Seven decades of Cardiff City v Preston North End matches.

With heavy snow forecast in the next twenty four hours for an area running from Stoke in the south to Durham in the north, I suppose there’s a chance that Saturday’s game at Deepdale against Preston may not go ahead. On the face of it, that would be bad news for City because, with three wins from four, they’re in decent form and although I’ve mentioned before that we’ve taken some right thrashings at Preston down the years, we’ve also had more than our fair share of wins there (including in our last three trips). Preston also have an even worse home record than us despite them being in a safe, mid table, position, but I think the bottom line for us is that we’ve proved over nearly three quarters of a season that we’re not good enough to instil a feeling of confidence in supporters no matter who we’re due to play in this division, so I’ll go with my usual, boring, I’ll be happy with a draw line.

On the assumption the game goes ahead, here’s seven Preston related questions covering every decade back to the sixties, I’ll post the answers on here on Sunday.

60s. This question overlaps into the seventies – what started in City v Preston fixtures in the notorious 9-0 loss at Deepdale in May 1966 and continued through the next fourteen matches between the clubs until a City win at Ninian Park exactly forty nine years ago today?

70s. Although he never represented Scotland, the country of his birth, had he done so, this defender may have been in opposition to the Englishman who shared his surname and, often played in the same position as him. All of his senior football was played south of the border, starting at a club where he played alongside a future City manager in a promotion winning team that returned to what I’d guess their supporters think of as their rightful home to this day. After just short of a decade, he moved on to Preston where he twice won Player of the Year awards during a seven year stay which saw him face City on numerous occasions. When he left Preston, it was to play for a club which would be managed by another one time City boss in the future. This club dropped a long way in recent years, but are now on their way back it seems having broken some Welsh hearts last season – name the player I’m describing.

80s. Cool orange northern doctor transforms into Preston midfield man! (6,7)

90s. What’s the connection between Radio One and a Preston midfielder who broke into their team at the back end of this decade?

00s. What is the progression which takes you from the inventor of a horse drawn seed drill to a musical front man and then, aurally at least, on to a Preston record signing early in this decade?

10s. Old county type at the back!

20s. Which member of the Preston first team squad, who has won full caps for his country, had a loan spell at the last senior club in the English and Scottish leagues, to install floodlights in their ground (they didn’t do so until 1981) before his move to Lancashire?

Answers.

60s. Don Murray started a run of being in the starting eleven for a run of fifteen consecutive City v Preston fixtures in the 9-0 defeat in the final game of the 65/66 season and it ended in the 2-0 home win on 9 March 1975 in which Phil Dwyer scored his first goal for the club.

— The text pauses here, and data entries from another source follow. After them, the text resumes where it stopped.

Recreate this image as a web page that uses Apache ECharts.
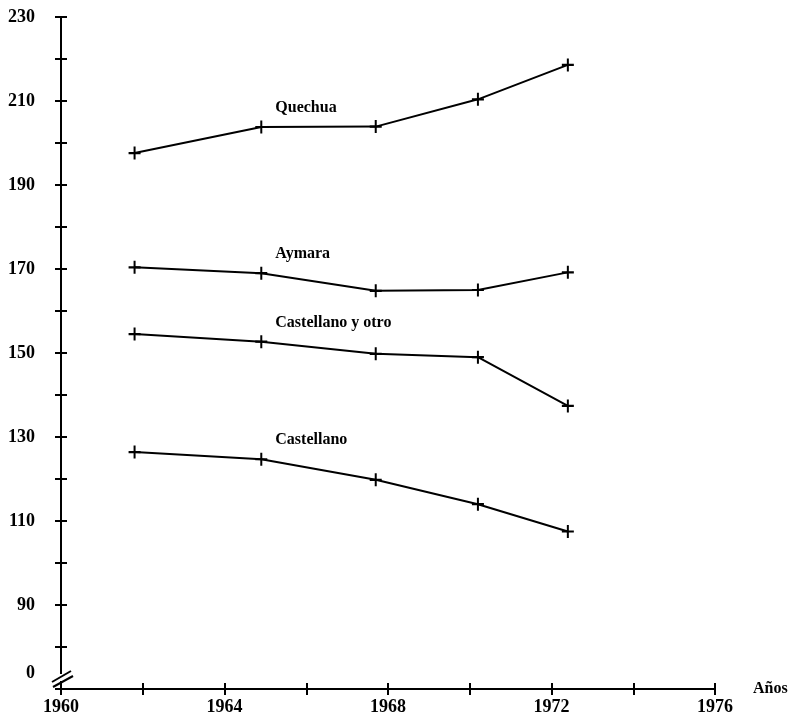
<!DOCTYPE html>
<html>
<head>
<meta charset="utf-8">
<script src="https://cdn.jsdelivr.net/npm/echarts@6/dist/echarts.min.js"></script>
<style>
html,body{margin:0;padding:0;background:#fff;}
#c{width:795px;height:718px;}
</style>
</head>
<body>
<div id="c"></div>
<script>
// ---- data ----
const years = [1961.8, 1964.9, 1967.7, 1970.2, 1972.4];
const seriesNames = ['Quechua', 'Aymara', 'Castellano y otro', 'Castellano'];
const quechua = [197.6, 203.8, 203.9, 210.4, 218.6];
const aymara = [170.4, 169.0, 164.8, 165.0, 169.2];
const castellanoOtro = [154.5, 152.7, 149.8, 149.0, 137.4];
const castellano = [126.4, 124.7, 119.8, 114.0, 107.5];
const xTickLabels = [1960, 1964, 1968, 1972, 1976];
const yTickLabels = [90, 110, 130, 150, 170, 190, 210, 230];
const yBreakLabel = '0';
const xAxisName = 'Años';

const FONT = 'Liberation Serif';
const allValues = [quechua, aymara, castellanoOtro, castellano];
const crossPath = 'path://M-1,-6L1,-6L1,-1L6,-1L6,1L1,1L1,6L-1,6L-1,1L-6,1L-6,-1L-1,-1Z';

const chart = echarts.init(document.getElementById('c'));

const series = seriesNames.map((name, si) => ({
  name: name,
  type: 'line',
  xAxisIndex: 0,
  yAxisIndex: 0,
  symbol: crossPath,
  symbolSize: [12, 13],
  showSymbol: true,
  lineStyle: {color: '#000', width: 2},
  itemStyle: {color: '#000'},
  z: 5,
  data: years.map((y, i) => {
    const item = {value: [y, allValues[si][i]]};
    if (i === 1) {
      item.label = {
        show: true,
        formatter: name,
        position: 'inside',
        align: 'left',
        verticalAlign: 'middle',
        offset: [14, -19],
        color: '#000',
        fontFamily: FONT,
        fontWeight: 'bold',
        fontSize: 16
      };
    }
    return item;
  })
}));

const axisLineStyle = {show: true, lineStyle: {color: '#000', width: 2}};
const tickStyle = {lineStyle: {color: '#000', width: 2}, length: 6};

const option = {
  animation: false,
  backgroundColor: '#fff',
  grid: {left: 61, right: 80, top: 17, bottom: 29, containLabel: false},
  xAxis: [{
    type: 'value', min: 1960, max: 1976, interval: 2,
    position: 'bottom', offset: 0,
    axisLine: axisLineStyle,
    axisTick: Object.assign({show: true, inside: false}, tickStyle),
    splitLine: {show: false},
    axisLabel: {
      margin: 9,
      color: '#000', fontFamily: FONT, fontWeight: 'bold', fontSize: 18,
      formatter: v => xTickLabels.indexOf(v) >= 0 ? String(v) : ''
    },
    name: xAxisName,
    nameLocation: 'end',
    nameGap: 38,
    nameTextStyle: {
      color: '#000', fontFamily: FONT, fontWeight: 'bold', fontSize: 16,
      align: 'left', verticalAlign: 'middle', padding: [36, 0, 0, 0]
    }
  }, {
    type: 'value', min: 1960, max: 1976, interval: 2,
    position: 'bottom', offset: 0,
    axisLine: {show: false},
    axisTick: Object.assign({show: true, inside: true}, tickStyle),
    splitLine: {show: false},
    axisLabel: {show: false}
  }],
  yAxis: [{
    type: 'value', min: 70, max: 230, interval: 10,
    position: 'left', offset: 0,
    axisLine: axisLineStyle,
    axisTick: Object.assign({show: true, inside: false}, tickStyle),
    splitLine: {show: false},
    axisLabel: {
      margin: 26,
      color: '#000', fontFamily: FONT, fontWeight: 'bold', fontSize: 18,
      formatter: v => v === 70 ? '{z|' + yBreakLabel + '}' : (yTickLabels.indexOf(v) >= 0 ? String(v) : ''),
      rich: {
        z: {color: '#000', fontFamily: FONT, fontWeight: 'bold', fontSize: 18, padding: [0, 0, 32, 0]}
      }
    }
  }, {
    type: 'value', min: 70, max: 230, interval: 10,
    position: 'left', offset: 0,
    axisLine: {show: false},
    axisTick: Object.assign({show: true, inside: true}, tickStyle),
    splitLine: {show: false},
    axisLabel: {show: false}
  }],
  series: series
};

chart.setOption(option);

// axis-break marks at the origin
const o = chart.convertToPixel({xAxisIndex: 0, yAxisIndex: 0}, [1960, 70]);
chart.setOption({
  graphic: [
    {type: 'rect', shape: {x: o[0] - 3, y: o[1] - 15, width: 6, height: 7}, style: {fill: '#fff'}, z: 10},
    {type: 'line', shape: {x1: o[0] - 9, y1: o[1] - 7, x2: o[0] + 10, y2: o[1] - 18}, style: {stroke: '#000', lineWidth: 2}, z: 11},
    {type: 'line', shape: {x1: o[0] - 8, y1: o[1] - 2, x2: o[0] + 12, y2: o[1] - 13}, style: {stroke: '#000', lineWidth: 2}, z: 11}
  ]
});
</script>
</body>
</html>
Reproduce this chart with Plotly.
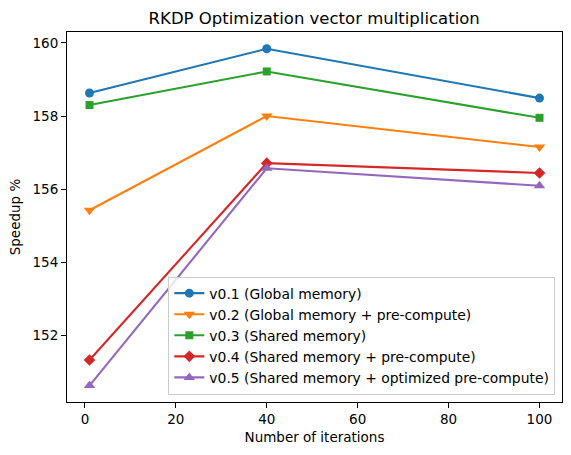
import plotly.graph_objects as go

iterations = [1, 40, 100]
v01 = [158.63, 159.84, 158.49]
v02 = [155.42, 158.00, 157.15]
v03 = [158.30, 159.22, 157.95]
v04 = [151.32, 156.71, 156.44]
v05 = [150.62, 156.57, 156.09]

names = [
    "v0.1 (Global memory)",
    "v0.2 (Global memory + pre-compute)",
    "v0.3 (Shared memory)",
    "v0.4 (Shared memory + pre-compute)",
    "v0.5 (Shared memory + optimized pre-compute)",
]
series = [v01, v02, v03, v04, v05]
colors = ["#1f77b4", "#ff7f0e", "#2ca02c", "#d62728", "#9467bd"]
symbols = ["circle", "triangle-down", "square", "diamond", "triangle-up"]
sizes = [9, 10, 8, 9, 10]

fig = go.Figure()
for n, s, c, m, sz in zip(names, series, colors, symbols, sizes):
    fig.add_trace(go.Scatter(
        x=iterations, y=s, name=n, mode="lines+markers",
        line=dict(color=c, width=2.1),
        marker=dict(symbol=m, size=sz, color=c, line=dict(width=0)),
    ))

W, H = 571, 455
L, R, T, B = 66.7, 9.3, 32.3, 53
font = "DejaVu Sans"
fig.update_layout(
    width=W, height=H,
    margin=dict(l=L, r=R, t=T, b=B, pad=0),
    paper_bgcolor="white", plot_bgcolor="white",
    font=dict(family=font, size=13.5, color="black"),
    title=dict(text="RKDP Optimization vector multiplication",
               x=(L + (W - L - R) / 2) / W, xanchor="center",
               yref="container", y=1 - 18 / H, yanchor="middle",
               font=dict(size=16.5, family=font, color="black")),
    xaxis=dict(range=[-3.95, 104.95], tickvals=[0, 20, 40, 60, 80, 100],
               showgrid=False, zeroline=False, showline=True, linecolor="black",
               linewidth=1.1, mirror=True, ticks="outside", ticklen=5,
               tickwidth=1.1, tickcolor="black",
               title=dict(text="Number of iterations", standoff=6,
                          font=dict(size=13.5))),
    yaxis=dict(range=[150.17, 160.30], tickvals=[152, 154, 156, 158, 160],
               showgrid=False, zeroline=False, showline=True, linecolor="black",
               linewidth=1.1, mirror=True, ticks="outside", ticklen=5,
               tickwidth=1.1, tickcolor="black",
               title=dict(text="Speedup %", standoff=8,
                          font=dict(size=13.5))),
    legend=dict(x=0.9865, y=0.02, xanchor="right", yanchor="bottom",
                bgcolor="rgba(255,255,255,0.8)", bordercolor="#cccccc",
                borderwidth=1, font=dict(size=13.9, family=font),
                tracegroupgap=0, itemwidth=30),
    showlegend=True,
)

fig.write_html("out.html")
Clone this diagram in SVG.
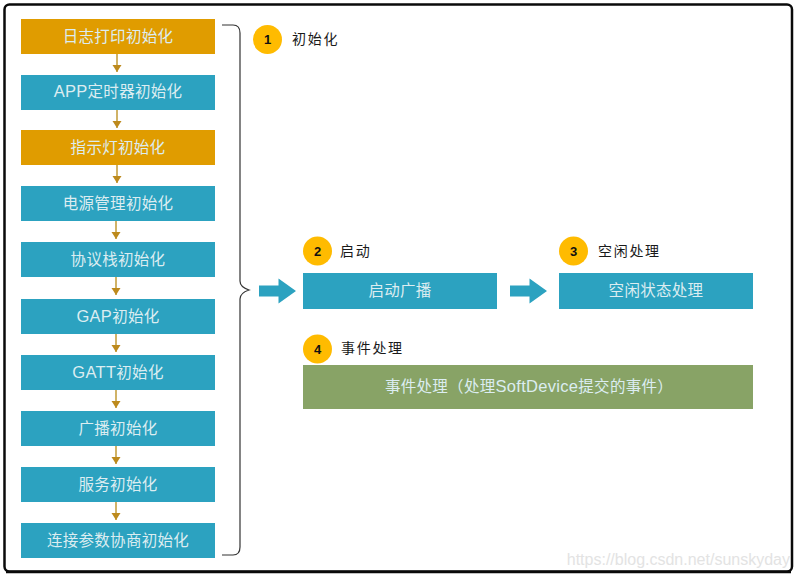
<svg xmlns="http://www.w3.org/2000/svg" width="799" height="577" viewBox="0 0 799 577">
<style>
.t{font-family:"Liberation Sans","Noto Sans CJK SC",sans-serif;font-size:15.5px;fill:#dcedf1;text-anchor:middle;letter-spacing:.3px}
.e{font-size:16.5px}
.l{font-family:"Noto Sans CJK SC","Liberation Sans",sans-serif;font-size:14px;fill:#1a1a1a;letter-spacing:1.7px}
.n{font-family:"Liberation Sans",sans-serif;font-size:13px;font-weight:bold;fill:#111;text-anchor:middle}
.o{fill:#e09c00}.b{fill:#2ca2c0}.g{fill:#88a366}.c{fill:#ffbb00}
.d{stroke:#c09a35;stroke-width:1.500;fill:none;marker-end:url(#a)}
</style>
<defs><marker id="a" markerUnits="userSpaceOnUse" markerWidth="10" markerHeight="10" refX="7" refY="5" orient="auto"><path d="M0 0.500L7 5L0 9.500Z" fill="#bd8a1d"/></marker>
<path id="big" d="M0 -5.500H19.500V-12.500L37 0L19.500 12.500V5.500H0Z" fill="#2ca2c0"/></defs>
<rect width="799" height="577" fill="#fff"/>
<rect x="4.500" y="4.500" width="787.500" height="567" rx="5" fill="#fff" stroke="#0a0a0a" stroke-width="2.500"/>
<path d="M6 572H791" stroke="#0a0a0a" stroke-width="2.500" fill="none"/>
<g id="connectors">
<path class="d" d="M117 54V72"/><path class="d" d="M117 110V128"/><path class="d" d="M117 165V183"/><path class="d" d="M116 221V239"/><path class="d" d="M116 277V295"/><path class="d" d="M116 334V352"/><path class="d" d="M116 390V408"/><path class="d" d="M116 446V464"/><path class="d" d="M116 502V520"/>
<path d="M222 25H233Q240 25 240 33V281Q240 287 249 290Q240 293 240 299V547Q240 555 233 555H222" fill="none" stroke="#333" stroke-width="1.200"/>
<use href="#big" x="259" y="291"/><use href="#big" x="510" y="291"/>
</g>
<g id="n1"><rect class="o" x="21" y="19" width="194" height="35"/><text class="t" x="118" y="42">日志打印初始化</text></g>
<g id="n2"><rect class="b" x="21" y="75" width="194" height="35"/><text class="t" x="118" y="97"><tspan class="e">APP</tspan>定时器初始化</text></g>
<g id="n3"><rect class="o" x="21" y="130" width="194" height="35"/><text class="t" x="118" y="153">指示灯初始化</text></g>
<g id="n4"><rect class="b" x="21" y="186" width="194" height="35"/><text class="t" x="118" y="209">电源管理初始化</text></g>
<g id="n5"><rect class="b" x="21" y="242" width="194" height="35"/><text class="t" x="118" y="265">协议栈初始化</text></g>
<g id="n6"><rect class="b" x="21" y="299" width="194" height="35"/><text class="t" x="118" y="322"><tspan class="e">GAP</tspan>初始化</text></g>
<g id="n7"><rect class="b" x="21" y="355" width="194" height="35"/><text class="t" x="118" y="378"><tspan class="e">GATT</tspan>初始化</text></g>
<g id="n8"><rect class="b" x="21" y="411" width="194" height="35"/><text class="t" x="118" y="434">广播初始化</text></g>
<g id="n9"><rect class="b" x="21" y="467" width="194" height="35"/><text class="t" x="118" y="490">服务初始化</text></g>
<g id="n10"><rect class="b" x="21" y="523" width="194" height="35"/><text class="t" x="118" y="546">连接参数协商初始化</text></g>
<g id="s1"><circle class="c" cx="267.500" cy="39.500" r="14.500"/><text class="n" x="267.500" y="44">1</text><text class="l" x="292" y="44">初始化</text></g>
<g id="s2"><circle class="c" cx="317.500" cy="251" r="14.500"/><text class="n" x="317.500" y="256">2</text><text class="l" x="340" y="256">启动</text></g>
<g id="s3"><circle class="c" cx="573.500" cy="251" r="14.500"/><text class="n" x="573.500" y="256">3</text><text class="l" x="598" y="256">空闲处理</text></g>
<g id="s4"><circle class="c" cx="317.500" cy="349" r="14.500"/><text class="n" x="317.500" y="354">4</text><text class="l" x="341" y="353">事件处理</text></g>
<g id="b2"><rect class="b" x="303" y="273" width="194" height="36"/><text class="t" x="400" y="296">启动广播</text></g>
<g id="b3"><rect class="b" x="559" y="273" width="194" height="36"/><text class="t" x="656" y="296">空闲状态处理</text></g>
<g id="b4"><rect class="g" x="303" y="365" width="450" height="44"/><text class="t" x="529" y="392">事件处理（处理<tspan class="e">SoftDevice</tspan>提交的事件）</text></g>
<text x="790" y="565" text-anchor="end" font-family="Liberation Sans,sans-serif" font-size="16" fill="#e3e3e3">https://blog.csdn.net/sunskyday</text>
</svg>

70s. Jim McNab played for Sunderland between 1958 and 1967, he was part of their 1963/64 side that won promotion to First Division in 63/64 when Len Ashurst was one of his team mates. After just short of three hundred league games for Sunderland, McNab signed for Preston where he played over two hundred and twenty more times in the league until his departure in 1974. The final two years of McNab’s career were spent at Stockport County.

80s.Gordon Coleman.

90s. Paul McKenna is a hypnotist and self help guru who worked for Radio One in the 1990s. Later on in the decade, a midfield player with the same name broke into the Preston team,, playing the first of what would be more than four hundred league games for them in 1997.

00s. Jethro Tull invented a horse drawn seed drill in the seventeenth century which revolutionised farming in this country. Over three hundred years later his name became famous again as Jehtro Tull became a very successful rock band in the late sixties and seventies fronted by a quirky flautist called Ian Anderson. Iain Anderson is former winger who signed for Preston in 2000 for a then club record fee of £500,000 and played for them for the next three years.

10s. Paul Huntingdon spent a decade at Preston between 2012 and 2022.

20s. Northern Ireland international Ali McCann was sent on loan to Stranraer when he was with St Johnstone – Stair Park, Stranraer was the last ground in senior English and Scottish football to have floodlights installed.